We in China are striving to finish the building of a moderately prosperous society in all respects and realize the Chinese dream of the great national renewal. The Chinese dream is interconnected with the dreams of the people of all other countries. The Chinese people and the people of other countries should support and help each other to realize their respective dreams. China hopes to work with all the other countries, its neighbors in particular, to achieve common development and prosperity.
Ladies and Gentlemen,
In recognition of the commitment and contribution made by groups and individuals to the Five Principles of Peaceful Coexistence and encourage more people to join this noble cause, I now announce the decision of the Chinese government to establish the “Five Principles of Peaceful Coexistence Friendship Award” and the “Five Principles of Peaceful Coexistence Scholarship of Excellence”.

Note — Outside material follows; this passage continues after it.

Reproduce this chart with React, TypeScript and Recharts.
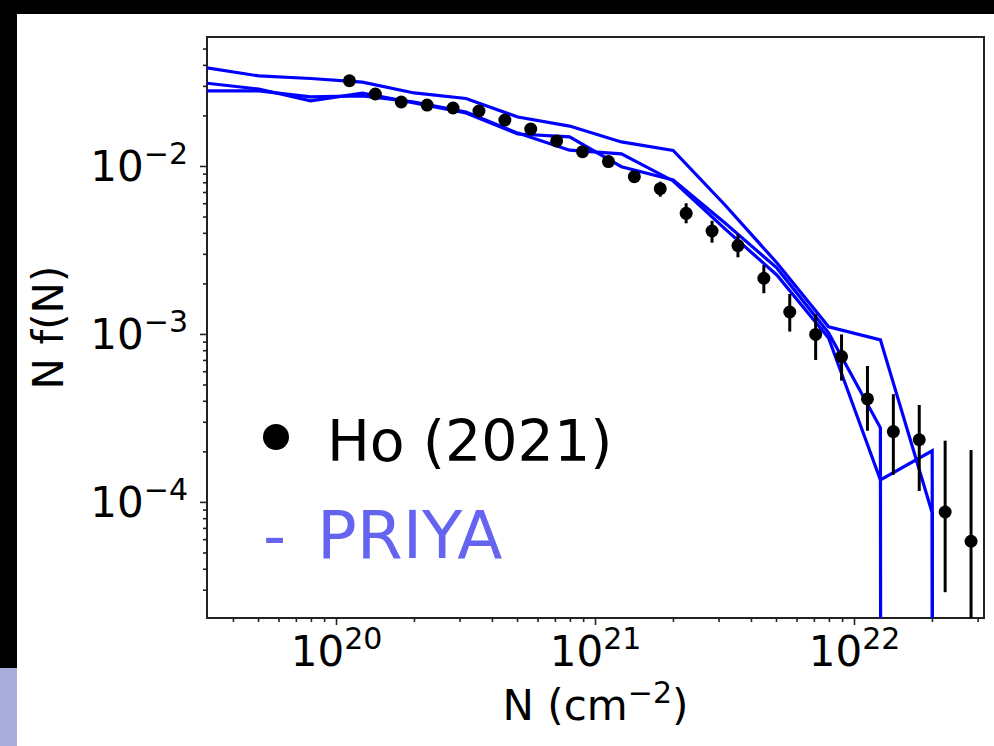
import React from 'react';
import { ComposedChart, Line, Scatter, XAxis, YAxis, ErrorBar, ReferenceArea, Label } from 'recharts';

// Ho (2021) measurements: log10 N, N f(N), and the error bar ends
const hoLogN = [20.05, 20.15, 20.25, 20.35, 20.45, 20.55, 20.65, 20.75, 20.85, 20.95, 21.05, 21.15, 21.25,
  21.35, 21.45, 21.55, 21.65, 21.75, 21.85, 21.95, 22.05, 22.15, 22.25, 22.35, 22.45];
const hoF = [0.0324, 0.027, 0.0242, 0.0232, 0.0223, 0.0214, 0.0189, 0.0167, 0.0142, 0.01225, 0.0107, 0.00869,
  0.00738, 0.00526, 0.00413, 0.00338, 0.00216, 0.00136, 0.001, 0.000738, 0.000413, 0.000264, 0.000236,
  0.0000877, 0.0000587];
const hoLo = [0.031, 0.0259, 0.0233, 0.0223, 0.0214, 0.0205, 0.0181, 0.0159, 0.0134, 0.0114, 0.01, 0.00801,
  0.00661, 0.00459, 0.00352, 0.00288, 0.00176, 0.00104, 0.000705, 0.000531, 0.000267, 0.000146, 0.000117,
  0.0000292, 0.0000205];
const hoHi = [0.0338, 0.0281, 0.0251, 0.0241, 0.0232, 0.0223, 0.0197, 0.0175, 0.015, 0.0131, 0.0114, 0.0094,
  0.00812, 0.00604, 0.00475, 0.00394, 0.00259, 0.00174, 0.00132, 0.001, 0.000649, 0.000441, 0.00038,
  0.000233, 0.000205];

// PRIYA simulation curves (0 = empty bin)
const priyaLogN = [19.5, 19.7, 19.9, 20.1, 20.3, 20.5, 20.7, 20.9, 21.1, 21.3, 21.5, 21.7, 21.9, 22.1, 22.3, 22.5];
const priyaA = [0.0386, 0.0346, 0.0334, 0.0318, 0.0274, 0.0254, 0.0197, 0.0174, 0.014, 0.01245, 0.0059, 0.00267,
  0.00111, 0.000928, 0.0000866, 0];
const priyaB = [0.0313, 0.0289, 0.0246, 0.0273, 0.0239, 0.0208, 0.0156, 0.015, 0.00997, 0.00831, 0.00461,
  0.00249, 0.00102, 0.000278, 0, 0];
const priyaC = [0.0282, 0.0282, 0.026, 0.0263, 0.0242, 0.0211, 0.0158, 0.0125, 0.0119, 0.0082, 0.00425,
  0.00226, 0.000953, 0.000136, 0.000203, 0];

const xTicks = [4e19, 5e19, 6e19, 7e19, 8e19, 9e19, 1e20, 2e20, 3e20, 4e20, 5e20, 6e20, 7e20, 8e20, 9e20,
  1e21, 2e21, 3e21, 4e21, 5e21, 6e21, 7e21, 8e21, 9e21, 1e22, 2e22, 3e22];
const yTicks = [3e-5, 4e-5, 5e-5, 6e-5, 7e-5, 8e-5, 9e-5, 1e-4, 2e-4, 3e-4, 4e-4, 5e-4, 6e-4, 7e-4, 8e-4, 9e-4,
  1e-3, 2e-3, 3e-3, 4e-3, 5e-3, 6e-3, 7e-3, 8e-3, 9e-3, 1e-2, 2e-2, 3e-2, 4e-2, 5e-2];

const X_DOMAIN = [10 ** 19.5, 10 ** 22.5];
const Y_DOMAIN = [2.05e-5, 0.059];
const ZERO_FLOOR = 1e-300; // log axis can't show 0, matplotlib clips it the same way

const FONT = '"DejaVu Sans", sans-serif';

const hoData = hoLogN.map((e, i) => ({
  n: 10 ** e,
  f: hoF[i],
  err: [hoF[i] - hoLo[i], hoHi[i] - hoF[i]],
}));
const toLine = (vals: number[]) =>
  priyaLogN.map((e, i) => ({ n: 10 ** e, f: vals[i] > 0 ? vals[i] : ZERO_FLOOR }));
const priyaLines = [toLine(priyaA), toLine(priyaB), toLine(priyaC)];

const isMajor = (v: number) => {
  const l = Math.log10(v);
  return Math.abs(l - Math.round(l)) < 1e-6;
};
const expText = (v: number) => {
  const e = Math.round(Math.log10(v));
  return e < 0 ? `\u2212${-e}` : `${e}`;
};

const XTick = (props: any) => {
  const { x, y, payload } = props;
  const major = isMajor(payload.value);
  return (
    <g>
      <line x1={x} y1={y} x2={x} y2={y + (major ? 7 : 4)} stroke="#222" strokeWidth={1.6} />
      {major && (
        <text x={x} y={y + 48} textAnchor="middle" fontSize={42} fontFamily={FONT} fill="#000">
          <tspan>10</tspan>
          <tspan dy={-17} fontSize={30}>{expText(payload.value)}</tspan>
        </text>
      )}
    </g>
  );
};

const YTick = (props: any) => {
  const { x, y, payload } = props;
  const major = isMajor(payload.value);
  return (
    <g>
      <line x1={x} y1={y} x2={x - (major ? 7 : 4)} y2={y} stroke="#222" strokeWidth={1.6} />
      {major && (
        <text x={x - 19} y={y + 15} textAnchor="end" fontSize={42} fontFamily={FONT} fill="#000">
          <tspan>10</tspan>
          <tspan dy={-17} fontSize={30}>{expText(payload.value)}</tspan>
        </text>
      )}
    </g>
  );
};

const XLabel = (props: any) => {
  const { viewBox } = props;
  return (
    <text x={viewBox.x + viewBox.width / 2} y={viewBox.y + 102} textAnchor="middle" fontSize={42}
      fontFamily={FONT} fill="#000">
      <tspan>N (cm</tspan>
      <tspan dy={-17} fontSize={30}>{'\u22122'}</tspan>
      <tspan dy={17}>)</tspan>
    </text>
  );
};

const YLabel = (props: any) => {
  const { viewBox } = props;
  const cy = viewBox.y + viewBox.height / 2;
  return (
    <text x={63} y={cy} transform={`rotate(-90 63 ${cy})`} textAnchor="middle" fontSize={42}
      fontFamily={FONT} fill="#000">
      N f(N)
    </text>
  );
};

const Dot = (props: any) => <circle cx={props.cx} cy={props.cy} r={6.5} fill="#000" />;

export default function App() {
  return (
    <div style={{ position: 'absolute', left: 0, top: 0, width: 994, height: 746, background: '#fff', overflow: 'hidden' }}>
      <ComposedChart width={994} height={746} margin={{ top: 37, right: 10, bottom: 28, left: 27 }}>
        <XAxis dataKey="n" type="number" scale="log" domain={X_DOMAIN} allowDataOverflow ticks={xTicks}
          interval={0} tick={<XTick />} tickLine={false} tickSize={0} tickMargin={0} axisLine={false} height={100}>
          <Label content={<XLabel />} />
        </XAxis>
        <YAxis dataKey="f" type="number" scale="log" domain={Y_DOMAIN} allowDataOverflow ticks={yTicks}
          interval={0} tick={<YTick />} tickLine={false} tickSize={0} tickMargin={0} axisLine={false} width={180}>
          <Label content={<YLabel />} />
        </YAxis>
        {priyaLines.map((d, i) => (
          <Line key={i} data={d} dataKey="f" type="linear" stroke="#0000ff" strokeWidth={3.2}
            dot={false} activeDot={false} isAnimationActive={false} />
        ))}
        <Scatter data={hoData} dataKey="f" shape={<Dot />} isAnimationActive={false}>
          <ErrorBar dataKey="err" direction="y" width={0} stroke="#000" strokeWidth={3} />
        </Scatter>
        <ReferenceArea x1={X_DOMAIN[0]} x2={X_DOMAIN[1]} y1={Y_DOMAIN[0]} y2={Y_DOMAIN[1]}
          fill="none" stroke="#222" strokeWidth={2} />
      </ComposedChart>
      <svg width={994} height={746} style={{ position: 'absolute', left: 0, top: 0, pointerEvents: 'none' }}>
        <circle cx={276} cy={437} r={13} fill="#000" />
        <text x={327} y={461} fontSize={57} fontFamily={FONT} fill="#000">Ho (2021)</text>
        <text x={263} y={558} fontSize={64} fontFamily={FONT} fill="#6464f0">-</text>
        <text x={317} y={558} fontSize={66} fontFamily={FONT} fill="#6464f0">PRIYA</text>
      </svg>
      <div style={{ position: 'absolute', left: 0, top: 0, width: 994, height: 14, background: '#000' }} />
      <div style={{ position: 'absolute', left: 0, top: 0, width: 17, height: 668, background: '#000' }} />
      <div style={{ position: 'absolute', left: 0, top: 668, width: 17, height: 78, background: '#a9addc' }} />
    </div>
  );
}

An old Chinese adage says, “A journey of one thousand miles begins with the first step.” An Indian proverb goes, “Drops of water join to make a stream, and ears combine to make a crop.” And people in Myanmar often say, “Be ambitious in thinking but down-to-earth in action.” China will strive to be a pacesetter in observing the Five Principles of Peaceful Coexistence. We will work with India, Myanmar and the rest of the international community to build a harmonious world of durable peace and common prosperity.